Output the full listing word for word.

• • • • • • •

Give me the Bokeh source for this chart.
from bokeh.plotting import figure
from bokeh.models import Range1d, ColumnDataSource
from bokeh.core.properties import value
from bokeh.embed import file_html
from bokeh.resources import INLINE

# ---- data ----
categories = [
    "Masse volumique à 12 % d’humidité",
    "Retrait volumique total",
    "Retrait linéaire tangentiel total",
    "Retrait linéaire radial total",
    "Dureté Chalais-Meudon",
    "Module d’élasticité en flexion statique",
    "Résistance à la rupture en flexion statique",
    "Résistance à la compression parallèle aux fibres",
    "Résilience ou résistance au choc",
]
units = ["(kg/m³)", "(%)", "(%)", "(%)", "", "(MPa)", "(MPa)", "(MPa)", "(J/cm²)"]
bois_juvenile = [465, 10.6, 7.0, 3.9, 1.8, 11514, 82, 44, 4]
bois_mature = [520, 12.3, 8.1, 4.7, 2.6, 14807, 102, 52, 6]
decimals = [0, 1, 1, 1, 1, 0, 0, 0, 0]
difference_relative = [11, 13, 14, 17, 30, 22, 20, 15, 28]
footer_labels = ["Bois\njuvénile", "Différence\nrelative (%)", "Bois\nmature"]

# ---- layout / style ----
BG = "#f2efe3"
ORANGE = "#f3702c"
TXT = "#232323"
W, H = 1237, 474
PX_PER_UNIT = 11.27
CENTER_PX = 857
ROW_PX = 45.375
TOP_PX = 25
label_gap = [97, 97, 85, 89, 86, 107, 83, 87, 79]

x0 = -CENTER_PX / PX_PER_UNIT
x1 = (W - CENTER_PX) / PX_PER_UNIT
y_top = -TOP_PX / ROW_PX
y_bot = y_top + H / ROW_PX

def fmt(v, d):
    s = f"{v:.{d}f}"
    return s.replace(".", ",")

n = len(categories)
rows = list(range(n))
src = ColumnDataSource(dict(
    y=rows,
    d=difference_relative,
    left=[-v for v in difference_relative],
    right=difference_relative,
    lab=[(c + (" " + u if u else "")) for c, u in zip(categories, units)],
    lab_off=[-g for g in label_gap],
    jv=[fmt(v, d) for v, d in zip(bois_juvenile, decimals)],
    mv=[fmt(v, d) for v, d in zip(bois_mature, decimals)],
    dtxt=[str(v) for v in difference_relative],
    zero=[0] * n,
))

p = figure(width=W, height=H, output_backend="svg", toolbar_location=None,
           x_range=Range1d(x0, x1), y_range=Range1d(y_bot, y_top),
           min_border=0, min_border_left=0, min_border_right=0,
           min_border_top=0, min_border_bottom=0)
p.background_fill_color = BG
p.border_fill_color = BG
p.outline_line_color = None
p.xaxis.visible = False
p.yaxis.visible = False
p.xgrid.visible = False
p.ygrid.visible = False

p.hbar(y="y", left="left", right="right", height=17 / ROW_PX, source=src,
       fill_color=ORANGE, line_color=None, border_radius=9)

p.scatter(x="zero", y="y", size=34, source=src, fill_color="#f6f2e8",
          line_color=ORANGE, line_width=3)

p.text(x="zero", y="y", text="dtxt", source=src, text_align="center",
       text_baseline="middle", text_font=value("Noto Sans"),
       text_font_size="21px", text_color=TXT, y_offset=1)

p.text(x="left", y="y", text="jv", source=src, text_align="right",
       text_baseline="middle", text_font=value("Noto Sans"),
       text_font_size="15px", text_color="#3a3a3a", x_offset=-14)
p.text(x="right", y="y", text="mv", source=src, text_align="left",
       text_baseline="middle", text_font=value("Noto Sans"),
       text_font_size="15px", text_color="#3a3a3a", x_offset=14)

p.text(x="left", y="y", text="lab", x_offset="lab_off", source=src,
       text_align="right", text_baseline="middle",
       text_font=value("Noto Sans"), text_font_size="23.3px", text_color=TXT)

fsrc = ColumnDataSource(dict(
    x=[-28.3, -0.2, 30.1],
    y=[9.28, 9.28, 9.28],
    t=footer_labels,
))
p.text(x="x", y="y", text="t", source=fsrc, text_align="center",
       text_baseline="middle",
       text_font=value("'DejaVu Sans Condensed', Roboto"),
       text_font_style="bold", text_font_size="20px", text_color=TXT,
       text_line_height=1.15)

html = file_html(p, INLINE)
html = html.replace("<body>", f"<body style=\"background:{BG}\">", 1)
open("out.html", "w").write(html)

• • • • • • •

> [Written solution]
Give me the Bokeh source for this chart.
from bokeh.plotting import figure
from bokeh.models import Range1d, ColumnDataSource
from bokeh.core.properties import value
from bokeh.embed import file_html
from bokeh.resources import INLINE

# ---- data ----
categories = [
    "Masse volumique à 12 % d’humidité",
    "Retrait volumique total",
    "Retrait linéaire tangentiel total",
    "Retrait linéaire radial total",
    "Dureté Chalais-Meudon",
    "Module d’élasticité en flexion statique",
    "Résistance à la rupture en flexion statique",
    "Résistance à la compression parallèle aux fibres",
    "Résilience ou résistance au choc",
]
units = ["(kg/m³)", "(%)", "(%)", "(%)", "", "(MPa)", "(MPa)", "(MPa)", "(J/cm²)"]
bois_juvenile = [465, 10.6, 7.0, 3.9, 1.8, 11514, 82, 44, 4]
bois_mature = [520, 12.3, 8.1, 4.7, 2.6, 14807, 102, 52, 6]
decimals = [0, 1, 1, 1, 1, 0, 0, 0, 0]
difference_relative = [11, 13, 14, 17, 30, 22, 20, 15, 28]
footer_labels = ["Bois\njuvénile", "Différence\nrelative (%)", "Bois\nmature"]

# ---- layout / style ----
BG = "#f2efe3"
ORANGE = "#f3702c"
TXT = "#232323"
W, H = 1237, 474
PX_PER_UNIT = 11.27
CENTER_PX = 857
ROW_PX = 45.375
TOP_PX = 25
label_gap = [97, 97, 85, 89, 86, 107, 83, 87, 79]

x0 = -CENTER_PX / PX_PER_UNIT
x1 = (W - CENTER_PX) / PX_PER_UNIT
y_top = -TOP_PX / ROW_PX
y_bot = y_top + H / ROW_PX

def fmt(v, d):
    s = f"{v:.{d}f}"
    return s.replace(".", ",")

n = len(categories)
rows = list(range(n))
src = ColumnDataSource(dict(
    y=rows,
    d=difference_relative,
    left=[-v for v in difference_relative],
    right=difference_relative,
    lab=[(c + (" " + u if u else "")) for c, u in zip(categories, units)],
    lab_off=[-g for g in label_gap],
    jv=[fmt(v, d) for v, d in zip(bois_juvenile, decimals)],
    mv=[fmt(v, d) for v, d in zip(bois_mature, decimals)],
    dtxt=[str(v) for v in difference_relative],
    zero=[0] * n,
))

p = figure(width=W, height=H, output_backend="svg", toolbar_location=None,
           x_range=Range1d(x0, x1), y_range=Range1d(y_bot, y_top),
           min_border=0, min_border_left=0, min_border_right=0,
           min_border_top=0, min_border_bottom=0)
p.background_fill_color = BG
p.border_fill_color = BG
p.outline_line_color = None
p.xaxis.visible = False
p.yaxis.visible = False
p.xgrid.visible = False
p.ygrid.visible = False

p.hbar(y="y", left="left", right="right", height=17 / ROW_PX, source=src,
       fill_color=ORANGE, line_color=None, border_radius=9)

p.scatter(x="zero", y="y", size=34, source=src, fill_color="#f6f2e8",
          line_color=ORANGE, line_width=3)

p.text(x="zero", y="y", text="dtxt", source=src, text_align="center",
       text_baseline="middle", text_font=value("Noto Sans"),
       text_font_size="21px", text_color=TXT, y_offset=1)

p.text(x="left", y="y", text="jv", source=src, text_align="right",
       text_baseline="middle", text_font=value("Noto Sans"),
       text_font_size="15px", text_color="#3a3a3a", x_offset=-14)
p.text(x="right", y="y", text="mv", source=src, text_align="left",
       text_baseline="middle", text_font=value("Noto Sans"),
       text_font_size="15px", text_color="#3a3a3a", x_offset=14)

p.text(x="left", y="y", text="lab", x_offset="lab_off", source=src,
       text_align="right", text_baseline="middle",
       text_font=value("Noto Sans"), text_font_size="23.3px", text_color=TXT)

fsrc = ColumnDataSource(dict(
    x=[-28.3, -0.2, 30.1],
    y=[9.28, 9.28, 9.28],
    t=footer_labels,
))
p.text(x="x", y="y", text="t", source=fsrc, text_align="center",
       text_baseline="middle",
       text_font=value("'DejaVu Sans Condensed', Roboto"),
       text_font_style="bold", text_font_size="20px", text_color=TXT,
       text_line_height=1.15)

html = file_html(p, INLINE)
html = html.replace("<body>", f"<body style=\"background:{BG}\">", 1)
open("out.html", "w").write(html)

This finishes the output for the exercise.